Cita-cita bangsa ini akan terwujud apabila pengelolaan perikanan dapat menerapkan prinsip-prinsip kehati-hatian dan bertanggung jawab melalui aktivitas pelestarian sumber daya ikan. Tanggungjawab pengelolaan tidak sebatas menjaga overcapacity tetapi juga menjaga lingkungan ekologi perikanan. Kebijakan jalur dan penempatan alat penangkapan ikan di WPPNRI dirasa belum optimal. Pembatasan kapasitas dan selektivitas alat penangkapan ikan masih terus perlu diperbaiki karena masih banyak ditemukan hasil tangkapan non target, jenis ikan yang dilindungi (hiu monyet, hiu martil, hiu koboi), dan juvenil ikan (baracuda, bawal hitam, tuna). Oleh karena itu, sebaiknya upaya pembatasan alat penangkapan ikan didukung juga dengan pencadangan kawasan konservasi perairan nasional sehingga pemulihan sumber daya ikan lebih cepat pasca dilakukan penangkapan ikan. 

Peningkatan biomas ikan di laut hingga 12,54 juta ton per tahun (Keputusan MKP Nomor 50/KEPMEN-KP/2017) telah diklaim sebagai dampak dari upaya pemberantasan IUU fishing. Padahal Indonesia juga telah berhasil mencadangkan kawasan konservasi perairan nasional sebesar 20,87 juta Ha atau 6,42% atau sebanyak 177 kawasan.  Indonesia berupaya untuk memenuhi target 10% cadangan konservasi laut yang disepakati dalam dokumen SDGs 14. Sisa target 3,58% atau 11,63 juta Ha masih sangat berat apalagi terkendala masalah kelembagaan pengelola kawasan. Meskipun sudah ada komitmen dari Kementerian Aparatur Negara, namun untuk mengelola kawasan konservasi sebesar 10% dari luas laut nasional perlu biaya yang tidak sedikit. 

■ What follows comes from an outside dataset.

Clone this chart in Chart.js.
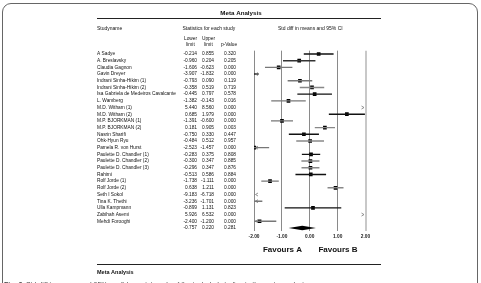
<!DOCTYPE html>
<html>
<head>
<meta charset="utf-8">
<script src="https://cdn.jsdelivr.net/npm/chart.js@4.4.1/dist/chart.umd.min.js"></script>
<style>
  html, body { margin: 0; padding: 0; background: #fff; overflow: hidden; }
  #wrap { position: relative; width: 481px; height: 283px; overflow: hidden; }
  #frame { position: absolute; left: 2px; top: 3px; width: 474px; height: 330px; border: 1px solid #666; border-radius: 9px; }
  #chart { position: absolute; left: 0; top: 0; }
</style>
</head>
<body>
<div id="wrap">
  <div id="frame"></div>
  <canvas id="chart" width="481" height="283"></canvas>
</div>
<script>
// Données
const studies = [
    'A Sadye', 'A. Breslavsky', 'Claudia Gagnon', 'Gavin Dreyer',
    'Indrani Sinha-Hikim (1)', 'Indrani Sinha-Hikim (2)', 'Isa Gabriela de Medeiros Cavalcante',
    'L. Wamberg', 'M.D. Witham (1)', 'M.D. Witham (2)', 'M.P. BJORKMAN (1)', 'M.P. BJORKMAN (2)',
    'Nasrin Sharifi', 'Ohk-Hyun Ryu', 'Pamela R. von Hurst', 'Paulette D. Chandler (1)',
    'Paulette D. Chandler (2)', 'Paulette D. Chandler (3)', 'Rahimi', 'Rolf Jorde (1)',
    'Rolf Jorde (2)', 'Seth I Sokol', 'Tina K. Thethi', 'Ulla Kampmann', 'Zabihah Asemi', 'Mehdi Forooghi'
];
const lowerLimit = [-0.214, -0.960, -1.606, -3.907, -0.793, -0.358, -0.445, -1.382, 5.440, 0.685, -1.391, 0.181,
    -0.750, -0.484, -2.523, -0.283, -0.300, -0.296, -0.513, -1.738, 0.638, -9.183, -3.236, -0.899, 5.926, -2.400];
const upperLimit = [0.855, 0.204, -0.623, -1.832, 0.090, 0.519, 0.797, -0.143, 8.560, 1.979, -0.600, 0.905,
    0.330, 0.512, -1.457, 0.375, 0.347, 0.347, 0.586, -1.111, 1.211, -6.718, -1.701, 1.131, 6.532, -1.200];
const pValue = [0.320, 0.205, 0.000, 0.000, 0.119, 0.719, 0.578, 0.016, 0.000, 0.000, 0.000, 0.003,
    0.447, 0.957, 0.000, 0.808, 0.885, 0.876, 0.884, 0.000, 0.000, 0.000, 0.000, 0.823, 0.000, 0.000];
const effect = [0.320, -0.378, -1.115, -2.870, -0.352, 0.081, 0.176, -0.763, 7.000, 1.332, -0.996, 0.543,
    -0.210, 0.014, -1.990, 0.046, 0.024, 0.026, 0.037, -1.425, 0.925, -7.950, -2.469, 0.116, 6.229, -1.800];

const summaryLower = -0.757;
const summaryUpper = 0.220;
const summaryP = 0.281;
const summaryEffect = -0.268;

const xTicks = [-2, -1, 0, 1, 2];

// Couleur des intervalles (noir ou gris comme sur la figure)
const ciColors = ['#111', '#333', '#777', '#222', '#777', '#888', '#111', '#777', '#111', '#111', '#777', '#888',
    '#111', '#888', '#777', '#111', '#888', '#888', '#111', '#777', '#888', '#777', '#777', '#111', '#111', '#777'];

const FONT = '"Liberation Sans", Arial, sans-serif';
const summaryRow = studies.length;

// Points des intervalles, séparés par des trous
const ciPoints = [];
studies.forEach((s, i) => {
    ciPoints.push({ x: lowerLimit[i], y: i }, { x: upperLimit[i], y: i }, { x: null, y: null });
});

const tablePlugin = {
    id: 'tablePlugin',
    afterDraw(chart) {
        const ctx = chart.ctx;
        const xs = chart.scales.x;
        const ys = chart.scales.y;
        const area = chart.chartArea;
        ctx.save();
        ctx.fillStyle = '#111';
        ctx.textBaseline = 'middle';

        // Titre
        ctx.font = 'bold 6.2px ' + FONT;
        ctx.textAlign = 'center';
        ctx.fillText('Meta Analysis', 241, 13.5);
        ctx.strokeStyle = '#222';
        ctx.lineWidth = 1;
        ctx.beginPath();
        ctx.moveTo(97, 18.5); ctx.lineTo(381, 18.5);
        ctx.moveTo(97, 264.5); ctx.lineTo(381, 264.5);
        ctx.stroke();

        // En-têtes
        ctx.font = '5px ' + FONT;
        ctx.textAlign = 'left';
        ctx.fillText('Studyname', 97, 29);
        ctx.fillText('Statistics for each study', 182.5, 29);
        ctx.fillText('Std diff in means and 95% CI', 278, 29);
        ctx.font = '4.8px ' + FONT;
        ctx.textAlign = 'center';
        ctx.fillText('Lower', 190.5, 39);
        ctx.fillText('limit', 190.5, 44.5);
        ctx.fillText('Upper', 208.5, 39);
        ctx.fillText('limit', 208.5, 44.5);
        ctx.fillText('p-Value', 229, 44.5);

        // Lignes du tableau
        ctx.font = '4.8px ' + FONT;
        const rowText = (name, lo, hi, p, row) => {
            const y = ys.getPixelForValue(row);
            ctx.textAlign = 'left';
            if (name) ctx.fillText(name, 97, y);
            ctx.textAlign = 'right';
            ctx.fillText(lo.toFixed(3), 197, y);
            ctx.fillText(hi.toFixed(3), 214, y);
            ctx.fillText(p.toFixed(3), 236, y);
        };
        studies.forEach((name, i) => rowText(name, lowerLimit[i], upperLimit[i], pValue[i], i));
        rowText('', summaryLower, summaryUpper, summaryP, summaryRow);

        // Flèches pour les intervalles hors échelle
        ctx.strokeStyle = '#777';
        ctx.lineWidth = 0.8;
        studies.forEach((name, i) => {
            const y = ys.getPixelForValue(i);
            if (lowerLimit[i] < xs.min) {
                ctx.beginPath();
                ctx.moveTo(area.left + 4, y - 1.5);
                ctx.lineTo(area.left + 1.5, y);
                ctx.lineTo(area.left + 4, y + 1.5);
                ctx.stroke();
            }
            if (upperLimit[i] > xs.max) {
                ctx.beginPath();
                ctx.moveTo(area.right - 4, y - 1.5);
                ctx.lineTo(area.right - 1.5, y);
                ctx.lineTo(area.right - 4, y + 1.5);
                ctx.stroke();
            }
        });

        // Losange de l'effet global
        const yd = ys.getPixelForValue(summaryRow);
        ctx.fillStyle = '#000';
        ctx.beginPath();
        ctx.moveTo(xs.getPixelForValue(summaryLower), yd);
        ctx.lineTo(xs.getPixelForValue(summaryEffect), yd - 2.2);
        ctx.lineTo(xs.getPixelForValue(summaryUpper), yd);
        ctx.lineTo(xs.getPixelForValue(summaryEffect), yd + 2.2);
        ctx.closePath();
        ctx.fill();

        // Favours A / B
        ctx.fillStyle = '#111';
        ctx.font = 'bold 8px ' + FONT;
        ctx.textAlign = 'center';
        ctx.fillText('Favours A', 282.5, 250);
        ctx.fillText('Favours B', 338, 250);

        // Pied de figure
        ctx.textAlign = 'left';
        ctx.font = 'bold 5.5px ' + FONT;
        ctx.fillText('Meta Analysis', 97, 272.5);
        ctx.fillStyle = '#444';
        ctx.textBaseline = 'alphabetic';
        ctx.font = 'bold 7px ' + FONT;
        ctx.fillText('Fig. 3', 4, 287);
        ctx.font = '7px ' + FONT;
        ctx.fillText('Std diff in means and 95% confidence intervals of the included studies in the meta-analysis', 26, 287);
        ctx.restore();
    }
};

const chart = new Chart(document.getElementById('chart'), {
    type: 'scatter',
    data: {
        datasets: [
            {
                data: ciPoints,
                showLine: true,
                spanGaps: false,
                borderWidth: 1.4,
                pointRadius: 0,
                segment: { borderColor: ctx => ciColors[Math.floor(ctx.p0DataIndex / 3)] }
            },
            {
                data: effect.map((v, i) => ({ x: v, y: i })),
                pointStyle: 'rect',
                pointRadius: 2.6,
                backgroundColor: '#000',
                borderWidth: 0
            }
        ]
    },
    options: {
        responsive: false,
        devicePixelRatio: 1,
        animation: false,
        events: [],
        layout: { padding: { left: 254, right: 115.5, top: 50.65, bottom: 41.7 } },
        plugins: { legend: { display: false }, tooltip: { enabled: false } },
        scales: {
            x: {
                type: 'linear',
                min: -2,
                max: 2,
                afterBuildTicks: s => { s.ticks = xTicks.map(v => ({ value: v })); },
                afterFit: s => { s.height = 10; },
                border: { display: false },
                grid: {
                    drawTicks: false,
                    color: ctx => ctx.tick && ctx.tick.value === 2 ? '#c8c8c8' : '#8a8a8a',
                    lineWidth: ctx => ctx.tick && ctx.tick.value === 2 ? 2 : 1
                },
                ticks: {
                    padding: 2,
                    color: '#222',
                    font: { family: FONT, size: 4.8, weight: 'bold' },
                    callback: v => Number(v).toFixed(2)
                }
            },
            y: {
                type: 'linear',
                display: false,
                reverse: true,
                min: -0.5,
                max: summaryRow + 0.5
            }
        }
    },
    plugins: [tablePlugin]
});
</script>
</body>
</html>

Setidaknya ada dua lembaga Kawasan Konservasi Perairan Nasional (KKPN) yang mengelola yaitu KKPN Pekanbaru untuk TWP Pieh dan Anambas serta KKPN Kupang untuk Taman Nasional Laut Sawu dan kawasan konservasi daerah timur Indonesia. Jika melihat posisi kantor dan cakupan wilayah konservasi yang tersebar luas maka kinerja menjadi kurang efektiv. Hal ini dapat dilihat dari tidak terkendalinya kerusakan terumbu karang yang disebabkan oleh pengeboman ikan, pengambilan koral, tambang pasir, dan sampah plastik. 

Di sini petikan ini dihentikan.